Deserto d’inverno
di Leopoldo Feole
“Chiusura preventiva delle linee
ferroviarie a carattere locale già andate in sofferenza” in 12 delle 20 regioni,
compreso il Molise, dove solo la breve tratta adriatica è inserita in una
“linea principale”. Con algidi comunicati il Gruppo Ferrovie dello Stato ha
segnalato, sul sito telematico fsnews,
la sospensione dei servizi di trasporto “in coerenza con le indicazioni della
Protezione Civile”, per la “eccezionale ondata di maltempo”. A metà inverno,
quando nei Paesi a clima temperato come l’Italia, si verificano nevicate
abbondanti, con temperature rigide, questi elementi, che caratterizzano la
stagione, non dovrebbero sorprendere impreparata una società, che si vanta d’essere
tra le più evolute. Soprattutto se, com’è avvenuto, l’emergenza è prevista con
anticipo e annunciata con insistenza Sono pertanto sterili le polemiche. È più
utile riflettere sul dovere-necessità di correggere le deficienze, che hanno
segnato le risposte e che hanno oscurato la generosità d’un volontariato
silenzioso e anonimo, pilastro d’una Repubblica, incline ormai a colmare le sue
inadempienze con la sollecitudine dei cittadini. Intanto è costretta ad
annotare nei suoi diari oltre 50 vittime.

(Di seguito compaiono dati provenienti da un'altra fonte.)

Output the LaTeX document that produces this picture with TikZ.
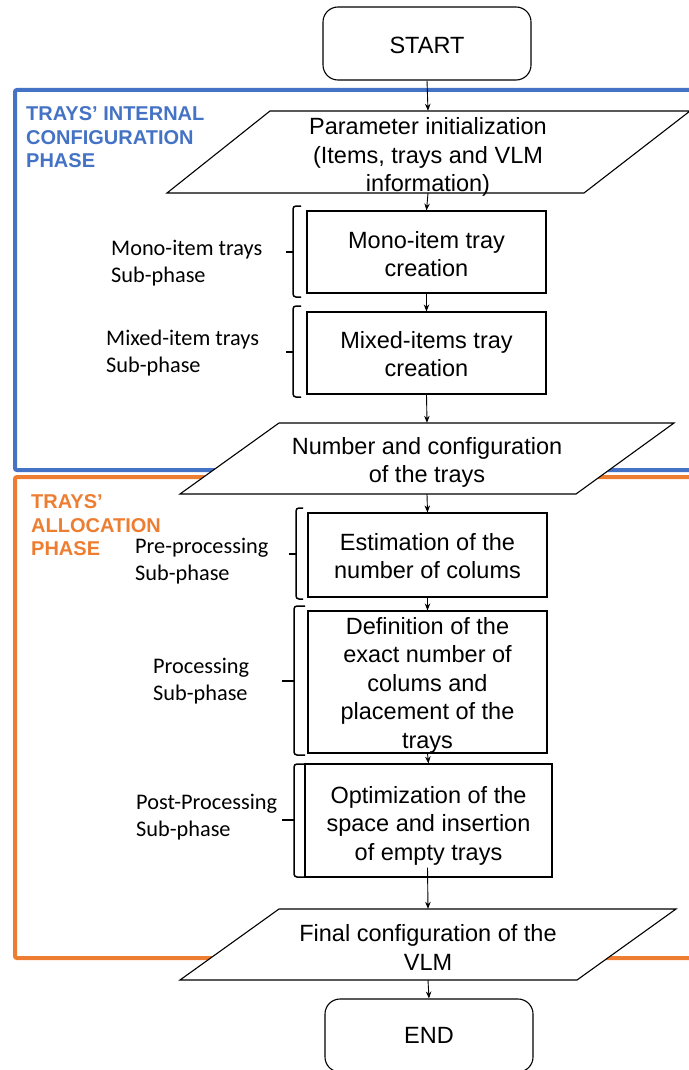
\documentclass[tikz,border=0pt]{standalone}
\usepackage{fontspec}
\setmainfont{Liberation Sans}
\newfontfamily\calibrifont{Carlito}
\usetikzlibrary{arrows.meta,calc}
\definecolor{phaseblue}{HTML}{4472C4}
\definecolor{phaseorange}{HTML}{ED7D31}
% #1 = x of hook ends, #2 = x of vertical line, #3 = x of tip, #4 = top y, #5 = bottom y, #6 = tip y
\newcommand{\mysubbrace}[6]{%
  \draw[bracestyle, rounded corners=3pt] (#1,#4) -- (#2,#4) -- (#2,#5) -- (#1,#5);
  \draw[bracestyle] (#2,#6) -- (#3,#6);
}
\begin{document}
\begin{tikzpicture}[x=1pt,y=-1pt,
  boxtext/.style={font=\fontsize{23.5}{28.5}\selectfont, align=center, inner sep=0pt},
  procbox/.style={draw, line width=1.1pt, minimum width=239pt, inner sep=0pt},
  termbox/.style={draw, line width=1.1pt, rounded corners=15pt, minimum width=208pt, minimum height=73pt, inner sep=0pt},
  para/.style={fill=white, draw=black, line width=1.1pt},
  paraanchor/.style={inner sep=0pt, minimum width=10pt},
  conn/.style={-{Stealth[length=7pt,width=5.5pt]}, line width=0.9pt},
  phasebox/.style={line width=4pt, rounded corners=2pt},
  phaselabel/.style={font=\bfseries\fontsize{20}{23.5}\selectfont, align=left, inner sep=0pt, anchor=west},
  sublabel/.style={font=\calibrifont\fontsize{22.3}{27}\selectfont, align=left, inner sep=0pt, anchor=west},
  bracestyle/.style={line width=1.5pt},
]
\useasboundingbox (0,0) rectangle (688,1070);

% phase frames
\draw[phasebox, phaseblue] (15,90) rectangle (710,470);
\draw[phasebox, phaseorange] (15,477) rectangle (710,958);

\node[phaselabel, text=phaseblue] (lblue) at (26,137.5) {TRAYS’ INTERNAL\\CONFIGURATION\\PHASE};
\node[phaselabel, text=phaseorange] (lorange) at (31,525.5) {TRAYS’\\ALLOCATION\\PHASE};

% terminals
\node[termbox, label={[boxtext, yshift=-2pt]center:START}] (start) at (427,43.5) {};
\node[termbox, label={[boxtext]center:END}] (end) at (429,1035.5) {};

% parallelograms
\filldraw[para] (270,111) -- (690,111) -- (584,193) -- (167,193) -- cycle;
\node[paraanchor, minimum height=82pt, label={[boxtext, yshift=-5pt]center:{Parameter initialization\\(Items, trays and VLM\\information)}}] (p1) at (428,152) {};

\filldraw[para] (279,423) -- (674,423) -- (576,494) -- (180,494) -- cycle;
\node[paraanchor, minimum height=71pt, label={[boxtext, yshift=-4pt]center:{Number and configuration\\of the trays}}] (p2) at (427,458.5) {};

\filldraw[para] (279,909) -- (676,909) -- (577,980) -- (180,980) -- cycle;
\node[paraanchor, minimum height=71pt, label={[boxtext, yshift=-3pt]center:{Final configuration of the\\VLM}}] (p3) at (428,944.5) {};

% process boxes
\node[procbox, minimum height=82pt, label={[boxtext, yshift=-2pt]center:{Mono-item tray\\creation}}] (mono) at (426.5,252) {};
\node[procbox, minimum height=82pt, label={[boxtext, yshift=-1pt]center:{Mixed-items tray\\creation}}] (mixed) at (426.5,353) {};
\node[procbox, minimum height=84pt, label={[boxtext, yshift=-1pt]center:{Estimation of the\\number of colums}}] (est) at (427.5,555) {};
\node[procbox, minimum height=142pt, label={[boxtext, yshift=-3pt]center:{Definition of the\\exact number of\\colums and\\placement of the\\trays}}] (def) at (427.5,682) {};
\node[procbox, minimum width=247pt, minimum height=113pt, label={[boxtext, yshift=-5pt]center:{Optimization of the\\space and insertion\\of empty trays}}] (opt) at (428.5,820.5) {};

% connectors
\draw[conn] (start.south) -- (p1.north);
\draw[conn] (p1.south) -- (mono.north);
\draw[conn] (mono.south) -- (mixed.north);
\draw[conn] (mixed.south) -- (p2.north);
\draw[conn] (p2.south) -- (est.north);
\draw[conn] (est.south) -- (def.north);
\draw[conn] (def.south) -- (opt.north);
\draw[conn] ($(opt.south)+(-1,-10)$) -- (p3.north);
\draw[conn] (p3.south) -- (end.north);

% braces
\mysubbrace{301}{293}{286}{206}{297}{252}
\mysubbrace{301}{293}{286}{306}{397}{352}
\mysubbrace{303}{296}{289}{508}{599}{554}
\mysubbrace{305}{294}{282}{606}{755}{681}
\mysubbrace{305}{294}{282}{764}{877}{820}

% sub-phase labels
\node[sublabel] (s1) at (111,263) {Mono-item trays\\Sub-phase};
\node[sublabel] (s2) at (106,353) {Mixed-item trays\\Sub-phase};
\node[sublabel] (s3) at (135,561) {Pre-processing\\Sub-phase};
\node[sublabel] (s4) at (153,681) {Processing\\Sub-phase};
\node[sublabel] (s5) at (136,817) {Post-Processing\\Sub-phase};
\end{tikzpicture}
\end{document}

Nel Molise, con tracciati ferroviari
realizzati alla fine dell’Ottocento, che salgono su quote intorno agli 800 metri sul livello del
mare, è stata strana la sospensione del traffico ferroviario. Quando la
meteorologia era sui calendari di Frate Indovino, le vaporiere erano gli unici
mezzi di trasporto, che potevano sfidare il deserto d’inverno; restavano pertanto
isolati, per vari giorni, i tanti comuni non serviti dal treno. Negli Anni ’60
del secolo scorso le linee molisane, come tante altre del Bel Paese, furono
classificate tra i “rami secchi”: erano passive per il bilancio dello Stato e
fu allarme generale. Le forze sociali, con la volontà della coesione, che
emergeva nelle occasioni in cui gli interessi generali prevalevano su quelli
particolari, alzarono le loro bandiere a difesa del servizio pubblico e ne
evitarono lo smantellamento, altrove effettuato, perché sostennero che, durante
gli inverni freddi e nevosi, solo il treno garantiva i collegamenti all’interno
e con l’esterno della regione.
Quelle successive commisero
l’errore di non valorizzare le rotaie come infrastruttura primaria dello
sviluppo socio-economico; non pensarono di impegnarsi per trasformare le tratte
in segmenti di assi Adriatico-Tirreno, con realizzazione anche di tracciati
nuovi. Per il mito dell’auto, idee sterili per la Bari-Foggia -Bojano-Isernia-Roma
e nessuna per la
Salerno-Termoli -Pescara. In particolare venne meno il ruolo propulsore
di Campobasso, che preferì arroccarsi nella propria identità di capoluogo
regionale, spingendo Isernia, Termoli e Venafro a inseguire altri egocentrismi.
Quando è poi intervenuta la regionalizzazione del trasporto locale, che sul
piano della pura logica socio-economica sembra un freno alla libera
circolazione di persone e merci, le maggiori attenzioni per i servizi su gomma
hanno reso residuali quelli su rotaie. Le risorse pubbliche, occasionalmente disponibili,
sono state pertanto limitate agli interventi sui tracciati, per urgenze statiche
e tecnologiche.
I comunicati quindi del Gruppo
Ferrovie dello Stato, che fanno una distinzione netta tra linee “principali” e “locali”,
per differenziare quantità e qualità degli investimenti e che sono poi sorgente
dei disservizi e dei disagi sui treni regionali, con frequenza riferiti dalle
cronache, confermano l’esistenza d’un dualismo anomalo. In una Repubblica
democratica non sostanzia una disuguaglianza tra gli italiani, a seconda della
loro residenza? Non è in contrasto con la Costituzione , che
afferma il principio dell’uguaglianza? L’emergenza neve solleciterà pertanto le
forze sociali molisane ad avere attenzioni particolari per i trasporti
ferroviari, perché abbiano dignità funzionale? Quando la ferrovia diverrà l’infrastruttura
primaria d’un Molise con il diritto a orizzonti migliori?